HOOKS AND LINES: The Carps



by JACK OATMON

Scarborough, Ontario’s Jahmal Tonge tells me that he and Neil A. White met as kids in “one of the most Bible-beatin’, soul-hollerin’, callin’-Holy Ghost, spirit-fire [Pentecostal] churches.” Tonge’s pipes certainly attest to that, as their band, the Carps, evokes an angst-ridden Lenny Kravitz moaning to a lo-fi dance-punk outfit. The thoughtful 25-year-old spoke about the slings and arrows of seeking mainstream appeal while evading flashy fads.

Jahmal Tonge: The idea was to make something completely different, but that appeals to as many people as humanly possible. But that’s also what kind of does us in. The most important thing is that I want it to be critically successful. For me, that’s very important. I’m always on the Google blog search, seeing what the general consensus is.

Mirror: Does that play at all into the image you project with your graphic design and look?

JT: It’s funny, Neil and I were doing merch design today and we were like, “We want everything to be in black and white,” because we sensed that unfortunately we were getting thrown into this whole bright-coloured hipster American Apparel garbage that I hate so much. There are all these constructions that we make in our mind about style and fashion that mean so little.

M: But it sounds to me like you do think about those things a lot.

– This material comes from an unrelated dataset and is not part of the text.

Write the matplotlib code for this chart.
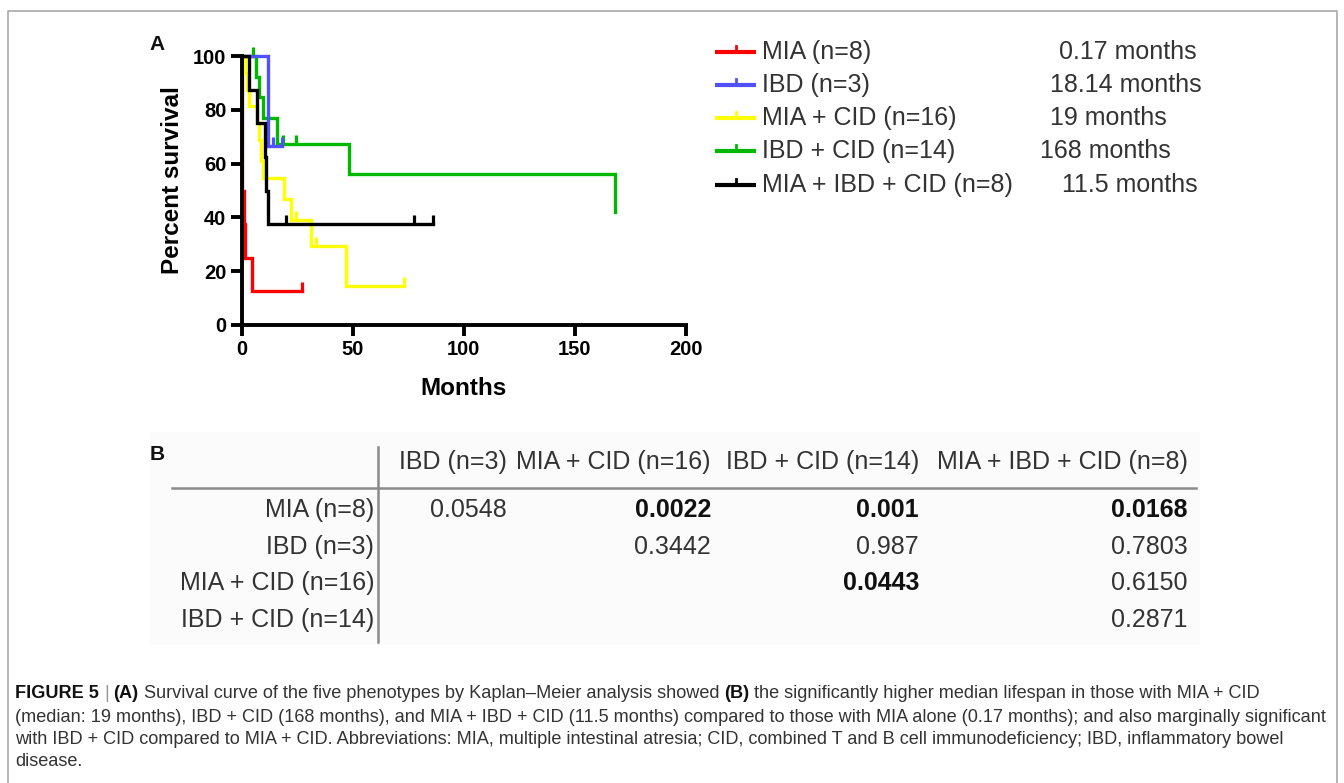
import matplotlib
matplotlib.use('Agg')
import matplotlib.pyplot as plt
from matplotlib.markers import TICKUP
import numpy as np

plt.rcParams['font.family'] = ['Liberation Sans', 'DejaVu Sans']

# ---------------- data ----------------
groups = ['MIA (n=8)', 'IBD (n=3)', 'MIA + CID (n=16)', 'IBD + CID (n=14)', 'MIA + IBD + CID (n=8)']
medians = ['0.17 months', '18.14 months', '19 months', '168 months', '11.5 months']
colors = ['#ff0000', '#5050ff', '#ffff00', '#00b800', '#000000']

mia_t = [0, 0.17, 1.2, 1.6, 4.5, 27]
mia_s = [100, 50, 37.5, 25, 12.5, 12.5]
mia_c = [27]

ibd_t = [0, 12, 18]
ibd_s = [100, 66.7, 66.7]
ibd_c = [14, 18]

miacid_t = [0, 1.5, 2.5, 3.2, 6.7, 7.6, 8.8, 9.6, 19.2, 22.2, 31, 47, 73]
miacid_s = [100, 93.8, 87.5, 81.3, 75, 68.8, 61.1, 54.6, 46.8, 39.0, 29.3, 14.6, 14.6]
miacid_c = [24.4, 33.6, 73]

ibdcid_t = [0, 6.5, 8, 9.5, 15.7, 48.2, 168]
ibdcid_s = [100, 92.3, 84.6, 76.9, 67.3, 56.1, 42]
ibdcid_c = [5, 18.6, 24.5]

all_t = [0, 3.5, 7, 10.3, 11, 11.7, 86]
all_s = [100, 87.5, 75, 62.5, 50, 37.5, 37.5]
all_c = [20, 77.6, 86]

x_ticks = [0, 50, 100, 150, 200]
y_ticks = [0, 20, 40, 60, 80, 100]

table_cols = ['IBD (n=3)', 'MIA + CID (n=16)', 'IBD + CID (n=14)', 'MIA + IBD + CID (n=8)']
table_rows = ['MIA (n=8)', 'IBD (n=3)', 'MIA + CID (n=16)', 'IBD + CID (n=14)']
pvals_mia = ['0.0548', '0.0022', '0.001', '0.0168']
pvals_ibd = [None, '0.3442', '0.987', '0.7803']
pvals_miacid = [None, None, '0.0443', '0.6150']
pvals_ibdcid = [None, None, None, '0.2871']
bold_mia = [False, True, True, True]
bold_ibd = [False, False, False, False]
bold_miacid = [False, False, True, False]
bold_ibdcid = [False, False, False, False]

cap_l1 = [('FIGURE 5', 'bold', '#111111'), ('|', 'normal', '#999999'), ('(A)', 'bold', '#111111'),
          ('Survival curve of the five phenotypes by Kaplan\u2013Meier analysis showed', 'normal', '#333333'),
          ('(B)', 'bold', '#111111'),
          ('the significantly higher median lifespan in those with MIA + CID', 'normal', '#333333')]
cap_l2 = '(median: 19 months), IBD + CID (168 months), and MIA + IBD + CID (11.5 months) compared to those with MIA alone (0.17 months); and also marginally significant'
cap_l3 = 'with IBD + CID compared to MIA + CID. Abbreviations: MIA, multiple intestinal atresia; CID, combined T and B cell immunodeficiency; IBD, inflammatory bowel'
cap_l4 = 'disease.'

# ---------------- figure ----------------
W, H = 1344, 783
fig = plt.figure(figsize=(W / 100, H / 100), dpi=100)
fig.patch.set_facecolor('white')

ov = fig.add_axes([0, 0, 1, 1], zorder=0)
ov.set_xlim(0, W)
ov.set_ylim(H, 0)
ov.axis('off')
ov.patch.set_alpha(0)

# frame
ov.plot([8, 8, 1337, 1337], [H + 5, 11, 11, H + 5], color='#a8a8a8', lw=1.2, clip_on=False)

# KM axes
x0, x200, y0, y100 = 241.7, 686.0, 325.0, 56.0
ax = fig.add_axes([x0 / W, 1 - y0 / H, (x200 - x0) / W, (y0 - y100) / H], zorder=2)
ax.patch.set_alpha(0)

series = [
    (mia_t, mia_s, mia_c, 0),
    (miacid_t, miacid_s, miacid_c, 2),
    (ibdcid_t, ibdcid_s, ibdcid_c, 3),
    (ibd_t, ibd_s, ibd_c, 1),
    (all_t, all_s, all_c, 4),
]
for t, s, c, gi in series:
    col = colors[gi]
    ax.step(t, s, where='post', color=col, lw=2.4, clip_on=False, solid_joinstyle='miter', zorder=3)
    tt = np.asarray(t)
    ss = np.asarray(s)
    idx = np.searchsorted(tt, np.asarray(c), side='right') - 1
    ax.plot(c, ss[idx], ls='none', marker=TICKUP, ms=6.5, mew=2.3, color=col, clip_on=False, zorder=3)

ax.set_xlim(0, 200)
ax.set_ylim(0, 100)
ax.set_xticks(x_ticks)
ax.set_xticklabels([str(v) for v in x_ticks], fontweight='bold', fontsize=14.5)
ax.set_yticks(y_ticks)
ax.set_yticklabels([str(v) for v in y_ticks], fontweight='bold', fontsize=14.5)
for sp in ['top', 'right']:
    ax.spines[sp].set_visible(False)
for sp in ['left', 'bottom']:
    ax.spines[sp].set_linewidth(2.8)
    ax.spines[sp].set_zorder(4)
ax.tick_params(length=8, width=2.8, pad=3, colors='black')
ax.set_xlabel('Months', fontweight='bold', fontsize=17.5, labelpad=13)
ax.set_ylabel('Percent survival', fontweight='bold', fontsize=17.5)
ax.yaxis.set_label_coords(-0.13, 0.54)

ov.text(157, 44, 'A', fontsize=15, fontweight='bold', ha='center', va='center', color='#111111')

# legend
leg_y = [52, 85, 118, 151, 185]
med_x = [1059, 1050, 1050, 1040, 1062]
for i, g in enumerate(groups):
    y = leg_y[i]
    ov.plot([715, 756], [y, y], color=colors[i], lw=3, solid_capstyle='butt')
    ov.plot([736, 736], [y, y - 6], color=colors[i], lw=2)
    ov.text(762, y, g, fontsize=18, color='#333333', ha='left', va='center')
    ov.text(med_x[i], y, medians[i], fontsize=18, color='#333333', ha='left', va='center')

# table B
ov.add_patch(plt.Rectangle((150, 432), 1050, 213, facecolor='#fbfbfb', edgecolor='none', zorder=0))
ov.text(157, 455, 'B', fontsize=15, fontweight='bold', ha='center', va='center', color='#111111')
col_right = [507, 711, 919, 1188]
head_y = 462
row_y = [510, 547, 583, 620]
for j, ctext in enumerate(table_cols):
    ov.text(col_right[j], head_y, ctext, fontsize=18, color='#333333', ha='right', va='center')
ov.plot([172, 1196], [488, 488], color='#8a8a8a', lw=1.8)
ov.plot([378, 378], [447, 642], color='#8a8a8a', lw=1.8)
row_vals = [pvals_mia, pvals_ibd, pvals_miacid, pvals_ibdcid]
row_bold = [bold_mia, bold_ibd, bold_miacid, bold_ibdcid]
for i, rtext in enumerate(table_rows):
    ov.text(374, row_y[i], rtext, fontsize=18, color='#333333', ha='right', va='center')
    for j, v in enumerate(row_vals[i]):
        if v is None:
            continue
        b = row_bold[i][j]
        ov.text(col_right[j], row_y[i], v, fontsize=18,
                fontweight='bold' if b else 'normal',
                color='#111111' if b else '#333333', ha='right', va='center')

# caption
renderer = fig.canvas.get_renderer()

def twidth(s, fs, weight='normal'):
    t = ov.text(0, 0, s, fontsize=fs, fontweight=weight)
    w = t.get_window_extent(renderer).width
    t.remove()
    return w

fs0 = 12
fs_cap = fs0 * (1330 - 15) / twidth(cap_l2, fs0)
space = twidth('a a', fs_cap) - twidth('aa', fs_cap)
cap_x = 15
cap_y = [694, 717, 739, 761]
x = cap_x
for k, (s, wgt, col) in enumerate(cap_l1):
    ov.text(x, cap_y[0], s, fontsize=fs_cap, fontweight=wgt, color=col, ha='left', va='center')
    x += twidth(s, fs_cap, wgt) + space
for yy, s in zip(cap_y[1:], [cap_l2, cap_l3, cap_l4]):
    ov.text(cap_x, yy, s, fontsize=fs_cap, color='#333333', ha='left', va='center')

fig.savefig('out.png', dpi=100)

You said you’re looking to appeal to people, and I think if you jump in with that kind of thinking, you’re naturally going to encounter the fact that fashion and fads are an enormous part of what makes critical acclaim.

JT: I think that’s the eightball we sit on. The last thing in the world I want to be is a fad band. I don’t want to appeal to people based on the fact that one song sounds like a Crystal Castles tune. As much as we analyze things and make specific choices about what we wear and how we present ourselves, the most important thing is to be as honest as possible. We didn’t set out to join any fad. We literally just do what we do.